Aux yeux de Walter Wagner, le compte à rebours pour la fin du monde a peut-être commencé ce matin à 3h30. C'est à ce moment qu'un faisceau de protons doit être allumé au Grand collisionneur de hadrons (LHC selon le sigle anglais) du Centre européen de la physique nucléaire (CERN).

D'ici trois ou quatre semaines, un second faisceau de protons sera allumé, provoquant des collisions d'énergies presque inégalées dans les laboratoires du monde. Et d'ici un an et demi, des atomes lourds seront insérés dans les faisceaux, propulsant le LHC au premier rang des équipements de physique des particules.

 Ces expériences, selon M. Wagner, pourraient créer des mini-trous-noirs qui phagocyteront la Terre. Ou pire, des particules polarisées qui contamineront toutes les particules de la planète et transformeront chaque objet et chaque être vivant.

«Je pense que l'humanité aurait dû être consultée avant que les physiciens du CERN prennent ce risque», affirme M. Wagner, ancien inspecteur nucléaire, joint à Hawaii. «On joue avec des énergies jamais vues.»

L'hiver dernier, M. Wagner s'est adressé aux tribunaux américains pour mettre le LHC hors d'état de nuire tant qu'une évaluation gouvernementale américaine n'avait pas été faite des risques. «Disons que ça va mal, dit M. Wagner. La juge avait l'air sympathique, mais la semaine dernière, elle a indiqué qu'elle allait d'abord décider si le CERN fait partie de la juridiction américaine. Un autre groupe a déposé une poursuite similaire en Allemagne, mais les perspectives de succès sont aussi minces que les nôtres.»

Les physiciens du CERN affirment qu'ils ont évalué tous les risques. «Des collisions avec ce niveau d'énergie surviennent régulièrement dans la nature depuis des milliards d'années», explique Brigitte Vachon, physicienne à l'Université McGill, qui analysera une partie des millions de gigaoctets de données générées par l'expérience. «On prévoit en effet l'apparition de mini-trous-noirs, mais la théorie nous dit qu'ils ne seront pas assez gros pour survivre, et qu'ils disparaîtront parce qu'ils émettent plus de radiations qu'ils ne sont capables d'attirer de matière.» Quant aux particules polarisées, il s'agit de science-fiction, explique le CERN sur son site web.

N'empêche, les craintes de M. Wagner ont fait des petits et certains dirigeants du CERN ont reçu des menaces de mort, selon le quotidien britannique The Daily Telegraph. Beaucoup des courriels citent Our Final Century, un livre écrit par Lord Rees, le président de la prestigieuse Société royale, qui a affirmé qu'il s'agissait d'une mauvaise compréhension de son ouvrage.

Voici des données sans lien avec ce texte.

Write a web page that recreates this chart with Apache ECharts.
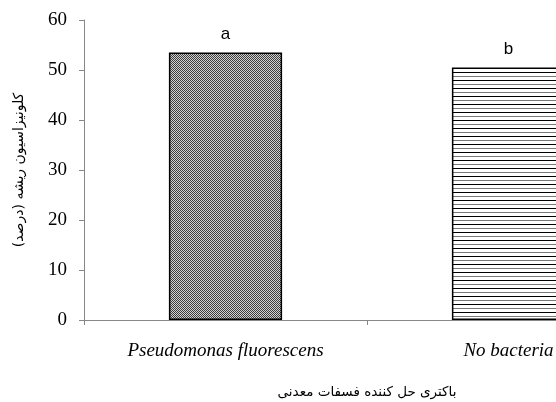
<!DOCTYPE html>
<html>
<head>
<meta charset="utf-8">
<script src="https://cdn.jsdelivr.net/npm/echarts@6/dist/echarts.min.js"></script>
<style>html,body{margin:0;padding:0;background:#fff}#c{width:556px;height:402px}</style>
</head>
<body>
<div id="c"></div>
<script>
var categories = ['Pseudomonas fluorescens', 'No bacteria'];
var values = [53.5, 50.5];
var letters = ['a', 'b'];
var yTicks = [0, 10, 20, 30, 40, 50, 60];
var yTitle = 'کلونیزاسیون ریشه (درصد)';
var xTitle = 'باکتری حل کننده فسفات معدنی';

function makeChecker() {
  var c = document.createElement('canvas');
  c.width = 2; c.height = 2;
  var g = c.getContext('2d');
  g.fillStyle = '#d2d2d2'; g.fillRect(0, 0, 2, 2);
  g.fillStyle = '#3c3c3c'; g.fillRect(0, 0, 1, 1); g.fillRect(1, 1, 1, 1);
  return c;
}
function makeLines() {
  var c = document.createElement('canvas');
  c.width = 4; c.height = 8;
  var g = c.getContext('2d');
  g.fillStyle = '#ffffff'; g.fillRect(0, 0, 4, 8);
  g.fillStyle = '#000000'; g.fillRect(0, 0, 4, 1);
  g.fillStyle = '#7a7a7a'; g.fillRect(0, 4, 4, 1);
  return c;
}
var fills = [
  {image: makeChecker(), repeat: 'repeat'},
  {image: makeLines(), repeat: 'repeat'}
];

var chart = echarts.init(document.getElementById('c'), null, {renderer: 'canvas'});
chart.setOption({
  animation: false,
  grid: {left: 84, top: 20, bottom: 82, width: 566, containLabel: false, outerBoundsMode: 'none'},
  xAxis: {
    type: 'category',
    data: categories,
    boundaryGap: true,
    axisLine: {lineStyle: {color: '#888888', width: 1}},
    axisTick: {show: true, length: 5, lineStyle: {color: '#888888'}},
    axisLabel: {
      color: '#000', fontFamily: 'Liberation Serif', fontStyle: 'italic',
      fontSize: 19, margin: 21
    },
    name: xTitle,
    nameLocation: 'middle',
    nameGap: 65,
    nameTextStyle: {color: '#000', fontFamily: 'DejaVu Sans', fontSize: 13.5, verticalAlign: 'top'}
  },
  yAxis: {
    type: 'value',
    min: yTicks[0], max: yTicks[yTicks.length - 1], interval: 10,
    splitLine: {show: false},
    axisLine: {show: true, lineStyle: {color: '#888888', width: 1}},
    axisTick: {show: true, length: 5, lineStyle: {color: '#888888'}},
    axisLabel: {color: '#000', fontFamily: 'Liberation Serif', fontSize: 19, margin: 17},
    name: yTitle,
    nameLocation: 'middle',
    nameRotate: 90,
    nameGap: 58,
    nameTextStyle: {color: '#000', fontFamily: 'DejaVu Sans', fontSize: 14}
  },
  series: [{
    type: 'bar',
    barWidth: '40%',
    data: values.map(function (v, i) {
      return {
        value: v,
        itemStyle: {color: fills[i], borderColor: '#000', borderWidth: 1.5},
        label: {show: true, position: 'top', distance: 10, formatter: letters[i],
                color: '#000', fontFamily: 'Liberation Sans Narrow, Liberation Sans', fontSize: 17}
      };
    })
  }]
});
</script>
</body>
</html>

Dans un registre plus léger, des physiciens russes ont avancé que les expériences du LHC pourraient amener à notre époque des voyageurs venus du passé. Et des étudiants au doctorat du CERN ont mis sur YouTube une explication du LHC rythmée par de la musique rap.

McGill sera l'un des trois centres canadiens qui collaboreront au LHC. Ils auront un accès exclusif à l'un des 10 accès directs aux données du CERN. Outre l'analyse des données (de 2 à 5 millions de gigaoctets par année), la quinzaine de physiciens montréalais du groupe de Mme Vachon aideront à choisir les collisions qui seront enregistrées par les quatre capteurs du LHC.

«Le système enregistrera seulement 200 du milliard de collisions qui surviendront chaque seconde, explique-t-elle. Il faudra bien choisir lesquelles. Il faudra élaborer des algorithmes qui pourront prendre la décision en quelques nanosecondes, à partir de quelques observations des conditions initiales.»

QUAND LA SCIENCE FAIT PEUR

Voici quelques autres avancées scientifiques qui ont généré des angoisses de fin du monde.

- Lors du premier essai d'une bombe nucléaire, en 1945, certains experts ont craint que la réaction en chaîne embrase l'atmosphère terrestre au complet.

- En 1975, les biologistes les plus réputés de la planète ont participé à la Conférence d'Asilomar, qui limitait sévèrement l'utilisation des techniques de clonage pour donner à la société le temps de déterminer si leur utilisation mènerait à la fin de l'humanité. Le moratoire a ralenti le progrès de la biotechnologie pendant deux décennies.

- En 1986, l'ingénieur américain Eric Drexler a avancé que les nanotechnologies deviendraient hors de contrôle, se reproduiraient par elles-mêmes, et généreraient un magma de cellules, appelé «grey goo», qui recouvrirait la Terre de plusieurs mètres de matière hostile à la vie. L'impact environnemental et sur la santé humaine des nanotechnologies reste toujours à déterminer avec précision, mais elles sont de plus en plus utilisées, et le «grey goo» ne s'est pas matérialisé.